The legal argument over preemption is already heating up again. You know the idea, that FDA approval shields drugmakers from state-court liability suits. The Supreme Court is set to rule on the idea in November, and each side is hinting at its strategies. The Vermont musician who sued Wyeth over its antinausea drug Phenergan, Diana Levine, filed one brief. Wyeth filed another that is perhaps more telling: It's narrowing the preemption argument.
At least in this case. Wyeth says that this isn't a failure-to-warn case, so ideas about FDA preemption in those cases don't apply. Rather, Levine's case has been based "on the theory that the FDA had the pertinent information but reached the wrong conclusion, and that the jury should set the FDA right. In this situation, state tort law is undoubtedly preempted." So it's all about the FDA, not Wyeth.
That's not how we read Levine's brief filed this summer, which argues that the issue is whether a drugmaker "may be held liable under state law for inadequately warning." But the standard disclaimer--that we're not lawyers--applies.
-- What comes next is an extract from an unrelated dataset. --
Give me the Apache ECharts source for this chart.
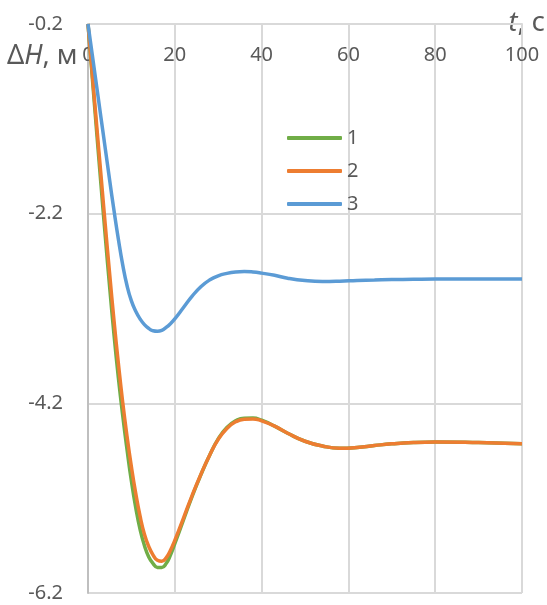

Meanwhile, the FDA may be attempting an end run on preemption--but Rep. Henry Waxman wants to stop it. In a letter sent yesterday, the chairman of the House oversight committee attacked a rule change that would preempt people from suing drug companies over risks disclosed on a drug's label. And this, Waxman said, "At a time in which FDA's own Science Board warns that 'American lives are at risk' due to chronic underfunding of the agency." The FDA hasn't replied to Waxman yet, but whatever the agency says, this argument is far from over.